The Return of Dreams

Sometimes we just need to rest and heal our tired and broken hearts.

Up until a couple of weeks ago I couldn’t have told you the last time I had dream while sleeping. I could have told you that it was sometime during seminary (most likely around 2016). I also could have told you that it was in response to a prayer. I had prayed earlier that day asking God why everything was so difficult right now. That night I dreamed that I exited the single student on campus housing parking lot, and turning my head right to check for cars I see a burned out Suburban still on fire. I get out of my car and start walking towards the Suburban. But as soon as I take a couple of steps I see a couple of mean Dobermans whose territory I apparently just encroached on. I freeze upon seeing them because I am expecting them to starting running towards me to attack. My expectations were realized. As soon as they started running the dream ended. When I woke up the next morning I heard from God: “You’re suffering because you decided to help.”
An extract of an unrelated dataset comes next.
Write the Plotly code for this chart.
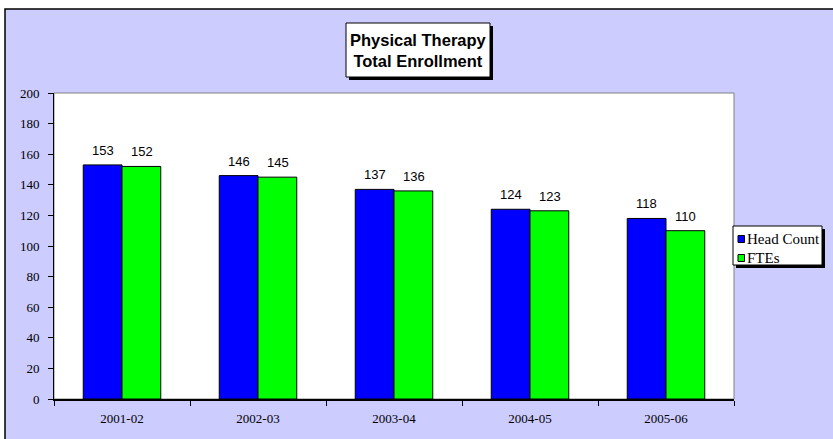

In a similar vein, it has been quite a while since I have had any dreams or ambitions in my waking life also. When I started seminary I had all sorts of ideas and goals and dreams that I wanted to pursue. Even by the end, despite all the things that had gone wrong, I still had dreams. But after graduating and moving back home and experiencing my health actually decline instead of recover my dreams died for me in my waking life also. I realized that I would not be able to pursue any of the opportunities I wanted to post-graduation because my health was in such bad shape and had actually gotten worse.

I think most people will be okay with the second paragraph. But I suspect some will have issues with the first one. The notion of God answering a prayer through a dream and then basically confirming it the next morning might seem too mystical or magical to be true. That is understandable. Unless you, like me, have had several such experiences like that I suspect that it will seem foreign to you. To be sure, such experiences aren’t common, or even normal. In fact I am fairly certain that there have been less than a dozen of these experiences in my entire life. But they do happen.

One thing I have learned to appreciate over these past few years is the link between the spiritual and the physical. I’ve come to realize that it is impossible to separate these two into neat little realms because they are linked together. I had no hope of ever appreciating anything spiritual in the depths of depression. Everything was bland, common, and meaningless. There was nothing magical or mystical about life. Even God Himself seemed distant and apathetic towards my situation; perhaps like a watchmaker who wound up my life and let it go never to check on it or intervene in it again. It has only been quite recently with the return of physical health that I have been able to once again recognize the spiritual and transcendent in everyday life.

In about a month we will celebrate what is perhaps the clearest example of the link between the physical and spiritual: the Incarnation. God will take on flesh and unite our corrupted human nature to his perfect divine nature. In my cynicism I hope and pray that for the first time in a long time I will be able to appreciate and meditate on this event once again.